US Preferred Securities: Unique Characteristics from a Bramshill Perspective
With interest rates around the world at or approaching all time lows, income investors have an obvious motivation to look beyond their customary areas of market concentration. From its perspective as an unconstrained income investor, Bramshill believes that the U.S. market in preferred securities is quite compelling compared to most alternatives.

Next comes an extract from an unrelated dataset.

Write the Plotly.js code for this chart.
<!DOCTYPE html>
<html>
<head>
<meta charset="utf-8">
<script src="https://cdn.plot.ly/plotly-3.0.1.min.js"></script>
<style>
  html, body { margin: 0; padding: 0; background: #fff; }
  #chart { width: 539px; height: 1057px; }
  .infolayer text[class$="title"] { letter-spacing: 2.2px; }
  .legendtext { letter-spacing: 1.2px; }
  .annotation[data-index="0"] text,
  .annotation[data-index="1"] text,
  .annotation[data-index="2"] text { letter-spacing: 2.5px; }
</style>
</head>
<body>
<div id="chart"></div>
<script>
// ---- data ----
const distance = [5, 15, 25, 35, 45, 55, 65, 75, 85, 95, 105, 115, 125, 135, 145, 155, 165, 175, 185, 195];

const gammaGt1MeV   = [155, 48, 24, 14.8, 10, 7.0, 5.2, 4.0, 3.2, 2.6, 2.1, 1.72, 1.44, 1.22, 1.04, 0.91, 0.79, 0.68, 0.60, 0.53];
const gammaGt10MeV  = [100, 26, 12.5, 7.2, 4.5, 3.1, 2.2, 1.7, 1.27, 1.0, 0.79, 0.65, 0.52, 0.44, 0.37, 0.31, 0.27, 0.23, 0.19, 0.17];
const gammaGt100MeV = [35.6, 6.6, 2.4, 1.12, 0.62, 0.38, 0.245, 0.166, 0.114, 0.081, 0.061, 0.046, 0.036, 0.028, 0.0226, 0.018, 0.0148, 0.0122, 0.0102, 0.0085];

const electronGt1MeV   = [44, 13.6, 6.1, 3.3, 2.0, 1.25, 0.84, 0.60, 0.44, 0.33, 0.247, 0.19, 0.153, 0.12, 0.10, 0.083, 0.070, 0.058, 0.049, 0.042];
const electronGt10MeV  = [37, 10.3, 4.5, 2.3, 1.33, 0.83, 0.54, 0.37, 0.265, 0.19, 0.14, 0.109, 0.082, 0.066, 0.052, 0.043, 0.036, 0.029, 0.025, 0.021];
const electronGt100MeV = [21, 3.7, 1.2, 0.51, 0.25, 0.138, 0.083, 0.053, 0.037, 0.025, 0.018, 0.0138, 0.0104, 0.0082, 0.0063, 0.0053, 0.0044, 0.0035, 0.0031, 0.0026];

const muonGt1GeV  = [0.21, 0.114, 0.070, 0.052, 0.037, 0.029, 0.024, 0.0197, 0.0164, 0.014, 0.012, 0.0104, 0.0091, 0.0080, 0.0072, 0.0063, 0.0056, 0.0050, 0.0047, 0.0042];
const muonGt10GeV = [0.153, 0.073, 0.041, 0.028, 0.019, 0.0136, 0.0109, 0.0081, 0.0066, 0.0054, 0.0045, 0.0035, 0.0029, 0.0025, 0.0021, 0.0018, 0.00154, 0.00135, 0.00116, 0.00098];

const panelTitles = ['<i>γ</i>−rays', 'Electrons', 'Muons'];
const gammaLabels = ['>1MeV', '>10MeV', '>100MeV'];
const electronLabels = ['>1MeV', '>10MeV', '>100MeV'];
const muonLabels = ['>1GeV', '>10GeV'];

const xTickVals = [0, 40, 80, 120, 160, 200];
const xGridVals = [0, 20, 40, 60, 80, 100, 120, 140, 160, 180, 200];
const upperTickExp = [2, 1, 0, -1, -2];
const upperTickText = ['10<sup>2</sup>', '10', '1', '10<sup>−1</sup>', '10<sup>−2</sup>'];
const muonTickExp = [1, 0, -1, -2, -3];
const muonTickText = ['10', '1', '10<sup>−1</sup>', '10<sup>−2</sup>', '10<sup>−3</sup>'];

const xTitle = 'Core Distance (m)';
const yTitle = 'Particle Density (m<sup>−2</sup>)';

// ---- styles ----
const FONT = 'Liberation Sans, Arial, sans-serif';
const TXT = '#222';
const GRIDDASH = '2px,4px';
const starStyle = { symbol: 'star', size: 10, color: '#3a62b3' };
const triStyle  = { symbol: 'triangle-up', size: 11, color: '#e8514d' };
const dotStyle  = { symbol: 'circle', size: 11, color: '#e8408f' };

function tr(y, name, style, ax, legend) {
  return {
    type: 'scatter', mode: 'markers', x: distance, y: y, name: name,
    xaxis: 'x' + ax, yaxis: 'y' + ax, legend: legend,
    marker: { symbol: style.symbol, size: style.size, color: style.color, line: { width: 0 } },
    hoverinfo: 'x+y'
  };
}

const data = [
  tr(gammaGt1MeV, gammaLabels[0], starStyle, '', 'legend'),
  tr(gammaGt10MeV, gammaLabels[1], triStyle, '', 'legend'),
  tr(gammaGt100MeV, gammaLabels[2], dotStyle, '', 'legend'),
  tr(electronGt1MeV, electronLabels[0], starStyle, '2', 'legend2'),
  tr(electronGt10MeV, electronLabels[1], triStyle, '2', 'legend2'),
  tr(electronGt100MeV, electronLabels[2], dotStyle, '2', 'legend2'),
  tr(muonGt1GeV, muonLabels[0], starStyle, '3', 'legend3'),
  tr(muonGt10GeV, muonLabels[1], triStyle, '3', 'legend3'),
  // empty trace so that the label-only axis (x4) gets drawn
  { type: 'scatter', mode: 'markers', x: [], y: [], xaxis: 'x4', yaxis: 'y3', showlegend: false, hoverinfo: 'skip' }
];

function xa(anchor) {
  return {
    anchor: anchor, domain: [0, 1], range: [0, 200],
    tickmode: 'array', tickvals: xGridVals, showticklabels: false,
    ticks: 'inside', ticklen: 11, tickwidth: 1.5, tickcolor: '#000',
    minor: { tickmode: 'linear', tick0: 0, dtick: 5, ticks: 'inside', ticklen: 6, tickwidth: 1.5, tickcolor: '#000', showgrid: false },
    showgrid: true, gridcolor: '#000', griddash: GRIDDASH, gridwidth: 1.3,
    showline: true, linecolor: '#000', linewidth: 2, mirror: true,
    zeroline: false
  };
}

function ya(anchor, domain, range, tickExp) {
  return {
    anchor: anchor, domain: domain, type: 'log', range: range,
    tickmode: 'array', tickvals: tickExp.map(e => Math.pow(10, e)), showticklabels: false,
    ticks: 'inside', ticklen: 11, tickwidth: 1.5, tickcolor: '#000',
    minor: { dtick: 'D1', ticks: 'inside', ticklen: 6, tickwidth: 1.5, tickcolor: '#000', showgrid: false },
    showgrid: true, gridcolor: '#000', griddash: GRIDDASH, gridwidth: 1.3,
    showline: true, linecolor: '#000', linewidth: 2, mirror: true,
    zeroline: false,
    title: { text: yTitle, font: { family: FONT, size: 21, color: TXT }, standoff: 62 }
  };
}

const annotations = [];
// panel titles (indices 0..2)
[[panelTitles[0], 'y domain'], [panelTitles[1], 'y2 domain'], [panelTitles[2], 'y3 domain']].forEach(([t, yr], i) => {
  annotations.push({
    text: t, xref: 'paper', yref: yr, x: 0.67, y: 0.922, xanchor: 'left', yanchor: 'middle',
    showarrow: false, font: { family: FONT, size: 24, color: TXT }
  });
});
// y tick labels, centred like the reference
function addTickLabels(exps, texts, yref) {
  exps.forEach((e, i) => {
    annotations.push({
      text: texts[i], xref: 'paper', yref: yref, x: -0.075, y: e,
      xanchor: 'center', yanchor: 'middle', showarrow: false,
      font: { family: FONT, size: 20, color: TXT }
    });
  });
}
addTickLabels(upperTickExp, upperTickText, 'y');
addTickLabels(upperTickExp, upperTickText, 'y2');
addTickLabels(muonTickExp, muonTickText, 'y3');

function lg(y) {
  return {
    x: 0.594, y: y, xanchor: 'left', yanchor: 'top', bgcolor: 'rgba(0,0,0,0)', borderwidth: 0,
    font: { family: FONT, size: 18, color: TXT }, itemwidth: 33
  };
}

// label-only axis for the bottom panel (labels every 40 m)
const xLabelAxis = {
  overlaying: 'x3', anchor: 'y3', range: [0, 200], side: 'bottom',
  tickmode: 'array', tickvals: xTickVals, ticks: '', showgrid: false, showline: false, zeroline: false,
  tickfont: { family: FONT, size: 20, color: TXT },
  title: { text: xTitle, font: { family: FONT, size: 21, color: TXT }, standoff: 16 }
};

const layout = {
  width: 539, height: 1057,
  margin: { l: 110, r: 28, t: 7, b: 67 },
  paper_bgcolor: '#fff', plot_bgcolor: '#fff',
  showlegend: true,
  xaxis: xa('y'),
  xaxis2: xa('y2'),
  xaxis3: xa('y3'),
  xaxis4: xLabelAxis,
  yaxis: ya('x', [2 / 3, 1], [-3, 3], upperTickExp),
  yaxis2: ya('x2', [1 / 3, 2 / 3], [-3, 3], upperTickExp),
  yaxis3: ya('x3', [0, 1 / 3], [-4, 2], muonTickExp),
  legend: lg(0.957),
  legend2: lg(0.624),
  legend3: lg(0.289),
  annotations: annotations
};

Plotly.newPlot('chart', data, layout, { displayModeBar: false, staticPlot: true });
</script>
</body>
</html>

Preferred securities have greatly evolved in recent years. From their early origins in this country as a vehicle used primarily to finance growth in utilities, they evolved beginning in the 1980’s to be used primarily by financial firms that found them to be a useful tool for building a capital structure that met their regulatory environment, although they continued to be used by utilities, industrials, REIT’s, and other sectors of the economy. Traditional preferreds were originally conceived as an intermediate form of capital that occupied a position in the capital structure between common stock and debt and received a fixed payment from after tax profits, which could be interrupted only if dividends to common shares were discontinued (but without forcing a default as would be the case for an interruption in debt service). Because dividends on many of these securities are paid from after tax profits, both individuals and certain corporate owners may be allowed to deduct 70% of the income from their income tax, the “Dividend Received Deduction” or DRD.

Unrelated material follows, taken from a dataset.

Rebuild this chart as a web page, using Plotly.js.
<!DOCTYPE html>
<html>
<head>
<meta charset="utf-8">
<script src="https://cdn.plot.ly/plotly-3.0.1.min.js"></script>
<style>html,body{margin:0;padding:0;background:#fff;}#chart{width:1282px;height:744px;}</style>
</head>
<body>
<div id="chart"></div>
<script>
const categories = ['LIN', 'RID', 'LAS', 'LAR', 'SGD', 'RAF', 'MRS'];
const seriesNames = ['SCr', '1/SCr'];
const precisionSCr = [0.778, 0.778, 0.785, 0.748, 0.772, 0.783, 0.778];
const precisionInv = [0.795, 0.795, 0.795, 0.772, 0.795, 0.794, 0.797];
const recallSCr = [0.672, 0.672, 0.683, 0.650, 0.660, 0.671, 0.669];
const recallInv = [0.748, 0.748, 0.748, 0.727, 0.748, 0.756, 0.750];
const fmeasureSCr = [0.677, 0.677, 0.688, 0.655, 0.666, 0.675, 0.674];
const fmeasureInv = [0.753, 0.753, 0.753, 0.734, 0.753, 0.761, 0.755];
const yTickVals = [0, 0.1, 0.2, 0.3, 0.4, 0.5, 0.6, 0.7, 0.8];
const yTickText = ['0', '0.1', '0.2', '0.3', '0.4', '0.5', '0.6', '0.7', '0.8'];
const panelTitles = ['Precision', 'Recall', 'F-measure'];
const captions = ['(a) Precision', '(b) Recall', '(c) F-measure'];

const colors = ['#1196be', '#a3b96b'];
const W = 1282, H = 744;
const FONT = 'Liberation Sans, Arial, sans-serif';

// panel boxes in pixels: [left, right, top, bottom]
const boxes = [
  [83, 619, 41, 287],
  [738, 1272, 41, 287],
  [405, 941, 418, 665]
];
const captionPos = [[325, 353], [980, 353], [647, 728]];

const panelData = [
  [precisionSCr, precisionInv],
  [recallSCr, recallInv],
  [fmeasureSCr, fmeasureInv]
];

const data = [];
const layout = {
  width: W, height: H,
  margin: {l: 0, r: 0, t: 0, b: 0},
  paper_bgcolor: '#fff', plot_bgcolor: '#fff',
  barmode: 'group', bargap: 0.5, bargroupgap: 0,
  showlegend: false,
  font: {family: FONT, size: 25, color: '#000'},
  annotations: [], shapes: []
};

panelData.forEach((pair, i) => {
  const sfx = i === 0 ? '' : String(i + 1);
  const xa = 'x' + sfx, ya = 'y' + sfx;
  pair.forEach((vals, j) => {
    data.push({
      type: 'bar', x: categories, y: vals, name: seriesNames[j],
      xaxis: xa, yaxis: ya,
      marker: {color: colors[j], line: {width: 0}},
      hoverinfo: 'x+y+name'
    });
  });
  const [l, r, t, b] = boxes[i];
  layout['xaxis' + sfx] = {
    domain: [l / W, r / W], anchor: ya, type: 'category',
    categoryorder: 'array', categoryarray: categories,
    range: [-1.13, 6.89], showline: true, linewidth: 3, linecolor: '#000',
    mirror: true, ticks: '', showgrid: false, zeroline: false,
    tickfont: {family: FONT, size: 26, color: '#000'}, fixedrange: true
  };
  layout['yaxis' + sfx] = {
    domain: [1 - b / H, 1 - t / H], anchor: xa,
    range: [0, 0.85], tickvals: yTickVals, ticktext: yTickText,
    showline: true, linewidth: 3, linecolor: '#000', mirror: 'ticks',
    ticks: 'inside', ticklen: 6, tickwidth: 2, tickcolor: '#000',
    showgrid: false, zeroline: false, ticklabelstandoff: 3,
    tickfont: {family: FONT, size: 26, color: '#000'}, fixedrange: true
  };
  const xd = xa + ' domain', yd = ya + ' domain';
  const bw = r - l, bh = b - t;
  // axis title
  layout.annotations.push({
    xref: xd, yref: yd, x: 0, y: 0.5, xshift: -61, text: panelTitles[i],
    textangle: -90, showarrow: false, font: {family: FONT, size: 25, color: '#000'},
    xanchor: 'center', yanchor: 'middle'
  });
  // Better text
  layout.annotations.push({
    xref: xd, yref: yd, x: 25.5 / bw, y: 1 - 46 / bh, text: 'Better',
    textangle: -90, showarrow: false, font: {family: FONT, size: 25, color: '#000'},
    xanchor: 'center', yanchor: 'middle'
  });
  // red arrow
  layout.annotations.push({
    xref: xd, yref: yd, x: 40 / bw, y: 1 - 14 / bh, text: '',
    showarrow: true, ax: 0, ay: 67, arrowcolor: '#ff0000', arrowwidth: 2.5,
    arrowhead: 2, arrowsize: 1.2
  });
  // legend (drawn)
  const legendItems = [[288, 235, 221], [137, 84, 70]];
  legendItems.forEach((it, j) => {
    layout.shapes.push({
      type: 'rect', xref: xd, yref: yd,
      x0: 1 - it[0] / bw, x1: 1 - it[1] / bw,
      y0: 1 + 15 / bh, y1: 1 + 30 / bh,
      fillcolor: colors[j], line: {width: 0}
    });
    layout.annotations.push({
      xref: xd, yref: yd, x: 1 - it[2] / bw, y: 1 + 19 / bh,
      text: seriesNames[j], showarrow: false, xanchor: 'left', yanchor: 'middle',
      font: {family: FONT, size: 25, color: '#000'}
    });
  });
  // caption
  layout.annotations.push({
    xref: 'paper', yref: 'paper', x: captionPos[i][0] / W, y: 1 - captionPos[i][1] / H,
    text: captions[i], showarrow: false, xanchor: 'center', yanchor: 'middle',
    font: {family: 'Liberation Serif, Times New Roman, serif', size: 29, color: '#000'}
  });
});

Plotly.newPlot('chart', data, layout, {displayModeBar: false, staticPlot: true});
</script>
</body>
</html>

More recently, a variety of newer structures have been offered which are more nearly like debt than the traditional preferred shares, though they usually are exchange listed and trade in a manner similar to traditional preferreds. These include securities characterized as senior notes, which are effectively bonds; trust and hybrid preferreds, which combine debt and equity; and REIT preferreds for which interest payments are paid from after tax profits but do not receive the DRD privilege due to other tax benefits available to REIT’s. Non-US firms sometimes offer preferred securities denominated in dollars, which are referred to as Yankee preferreds. The total dollar based preferred market is estimated to be approximately $500 billion, and is broken down by type and issuer as shown in Figure 1.
Source: BofA Merrill Lynch Global Research
Although this level of preferred market capitalization makes the sector eminently investable, its modest size relative to $ 4 trillion of US corporate bonds and $ 26 trillion of US equities helps explain why it is sometimes overlooked by income investors.